This afternoon’s release of the Minutes to the Federal Open Market Committee’s December meeting will no doubt be closely scrutinized mostly for what they may indicate on the likely pace of the policy path and the probabilities for a second rate hike in March.
*** Prior to the December meeting, we leaned toward an April second rate hike and three rate hikes in total for the year, but warned of the risks for a March hike despite continued skepticism by dovish markets pricing two or even fewer hikes in 2016. With the December meeting mapping out a base case for four rate hikes this year, we suspect the Minutes will indicate the burden of proof will be on those arguing against a March second rate hike. Indeed, if the data in the coming months is more or less in line with the central tendency forecast, the FOMC will raise rates a second time at its mid-March meeting. ***
That said, the Committee’s caution against moving too quickly ahead of what a majority believe is a very slowly rising effective equilibrium real interest rate means, we think, the odds are still twice as high for three hikes than the prospect of five hikes on the other sides of the base case path.
Confidence in the Outlook
Despite the December statement’s carefully crafted balance to give near equal time to the dovish caution about a premature rate hike, we think the Minutes may also read somewhat hawkish in the confidence in the outlook that is likely to be threaded through the Committee’s December discussions.
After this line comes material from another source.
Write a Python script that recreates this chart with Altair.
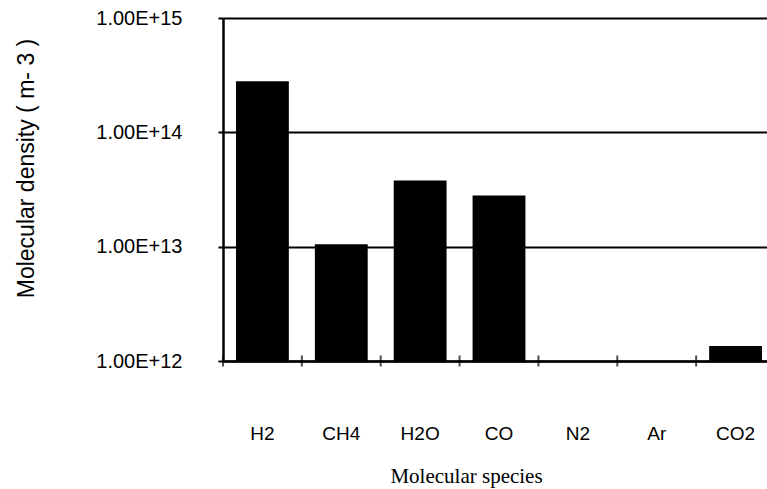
import altair as alt
import pandas as pd

species = ["H2", "CH4", "H2O", "CO", "N2", "Ar", "CO2"]
density = [2.8e14, 1.05e13, 3.8e13, 2.8e13, None, None, 1.35e12]
y_ticks = [1e12, 1e13, 1e14, 1e15]

df = pd.DataFrame({"species": species, "density": density})

W, H = 544, 343
FULL_W = 552

xscale = alt.Scale(domain=species, range=[0, FULL_W], paddingInner=0, paddingOuter=0)
yscale = alt.Scale(type="log", domain=[1e12, 1e15])

label_expr = ("format(datum.value / pow(10, round(log(datum.value) / LN10)), '.2f')"
              " + 'E+' + round(log(datum.value) / LN10)")

bars = alt.Chart(df).mark_bar(color="black", width=alt.RelativeBandSize(0.67)).encode(
    x=alt.X("species:N", scale=xscale, sort=species,
            axis=alt.Axis(title="Molecular species", labelAngle=0, labelFont="Liberation Sans",
                          labelFontSize=19, labelColor="black", labelPadding=63,
                          ticks=False,
                          domainColor="black", domainWidth=2.5,
                          titleFont="Liberation Serif", titleFontSize=21, titleFontWeight="normal",
                          titleColor="black", titleX=243, titleY=121, titleBaseline="alphabetic")),
    y=alt.Y("density:Q", scale=yscale,
            axis=alt.Axis(title="Molecular density ( m- 3 )", values=y_ticks, labelExpr=label_expr,
                          labelFont="Liberation Sans", labelFontSize=20, labelColor="black",
                          labelPadding=36, tickColor="black", tickWidth=2, tickSize=5,
                          domainColor="black", domainWidth=2.5,
                          grid=True, gridColor="black", gridWidth=2,
                          titleFont="Liberation Sans", titleFontSize=23, titleFontWeight="normal",
                          titleColor="black", titleX=-190, titleY=150, titleBaseline="alphabetic")),
    y2=alt.datum(1e12),
)

cross_ticks = alt.Chart(df).mark_tick(color="black", orient="vertical", size=11, thickness=2).encode(
    x=alt.X("species:N", scale=xscale, sort=species, bandPosition=0),
    y=alt.datum(1e12),
)

chart = alt.layer(bars, cross_ticks).properties(
    width=W, height=H,
    autosize=alt.AutoSizeParams(type="none"),
    padding={"left": 223, "top": 18, "right": 0, "bottom": 128},
    background="white",
).configure_view(stroke=None)

chart.save("out.html", embed_options={"renderer": "svg", "actions": False})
Such an upbeat take on growth next year may seem sorely out of line against the backdrop three weeks later of the current renewed doubts over China, heightened geopolitical risks, or the hit to US manufacturing sector. But judging by the slew of remarks by Fed officials on the sidelines of the American Economic Association conference in San Francisco this week, the Fed’s optimism looks to be firmly built around continued consumer spending and a still robust service sector that will more than offset the slowing trade side.
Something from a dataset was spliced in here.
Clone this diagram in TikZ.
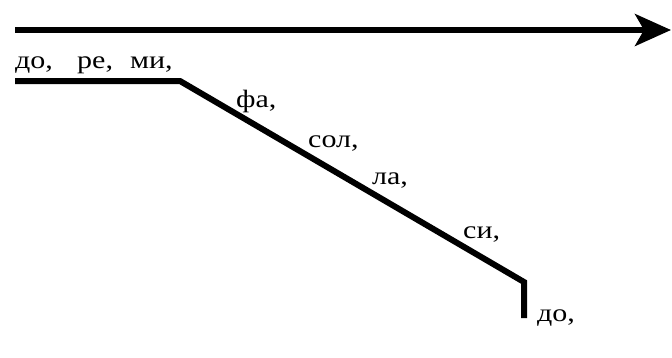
\documentclass[tikz,border=0pt]{standalone}
\usepackage{fontspec}
\setmainfont{Liberation Serif}[FakeStretch=1.2]
\usetikzlibrary{arrows.meta}
\begin{document}
\begin{tikzpicture}[x=1pt,y=-1pt,
  lbl/.style={anchor=base west, inner sep=0pt, font=\fontsize{25}{27}\selectfont},
  scaleline/.style={line width=6pt, line join=miter},
  axisline/.style={line width=5.5pt, -{Stealth[length=36pt,width=32pt,inset=9pt]}}]
\useasboundingbox (0,0) rectangle (672,357);
\coordinate (a0) at (15,30);
\coordinate (a1) at (671,30);
\draw[axisline] (a0) -- (a1);
\coordinate (p0) at (15,81);
\coordinate (p1) at (180,81);
\coordinate (p2) at (524,282);
\coordinate (p3) at (524,318);
\draw[scaleline] (p0) -- (p1) -- (p2) -- (p3);
\node[lbl] (n1) at (15,68) {до,};
\node[lbl] (n2) at (77,68) {ре,};
\node[lbl] (n3) at (130,68) {ми,};
\node[lbl] (n4) at (236,107) {фа,};
\node[lbl] (n5) at (308,147) {сол,};
\node[lbl] (n6) at (372,184) {ла,};
\node[lbl] (n7) at (463,238) {си,};
\node[lbl] (n8) at (537,321) {до,};
\end{tikzpicture}
\end{document}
And as much as the Fed is so much more optimistic than the market on the growth outlook — the median of the Summary of Economic Projections does feel a tad optimistic at 2.4% for the year — the Fed is even more optimistic that core inflation will be moving more quickly towards mandate consistent levels, reaching at least 1.6% by year-end.
The difference between the central bank’s projections and the market’s gloominess on inflation — and by extension, the pace of rate increases – is likely to come across in the Minutes, specifically in the way in which a majority of the Committee will invariably reaffirm their faith the downward pressure on prices due to the strong dollar and weak oil prices should be steadily falling out of the data this year. That alone should be enough to give the Fed the “cover,” if that is the right word, for rate increases.
Importantly, the dollar does not have to weaken or oil prices to rise in order to have a base effect on inflation, both only need to stabilize at current levels. Once stripped out of the data in successive months through the year, the more fundamental underlying price pressures will become more apparent, which the Fed believes is more or less around 1.6%-1.7%.
Low Inflation Bar
Equally, we expect the Minutes will indicate a fairly low bar to a second rate hike, lower in any case than current market expectations. Crucially, the majority of the voting Committee members will not necessarily need to see firm indications of higher core inflation prints before the second rate hike, but only signs that inflation was “conforming” to the forecast of a steady upward rise through the year to around 1.6% by year-end.
The statement was indeed carefully phrased to affirm its rate decisions will be based on the “actual and expected progress” towards its inflation mandate, and we think the Minutes will reflect the greater weight being put on the latter over the former in the progress towards the inflation mandate.
And we recall that Chair Janet Yellen pushed back against too high a hurdle to raising rates this year, demurring that there was no “simple formula” to how the FOMC will take inflation’s performance into account when weighing a rate hike.
It will also be interesting to see how much the issue of financial stability factored into the policy debate over the rate path in December. We suspect that it will indeed come up in the Minutes, and that it may, on the margin, add to a hawkish hue to the Minutes.
But what should temper any excessively hawkish reaction to the Minutes is a solid consensus across the FOMC that the central bank will still be providing plenty of monetary accommodation during the initial phases of policy normalization. That should, in turn, be taken as a signal of just how quick the FOMC, hawks and doves alike, will be to pause on or even reverse further rate hikes if there is any sense that growth and the underlying drivers to higher prices are under threat.
That perhaps, as much as anything else, should be a prominent takeaway from the Minutes later today.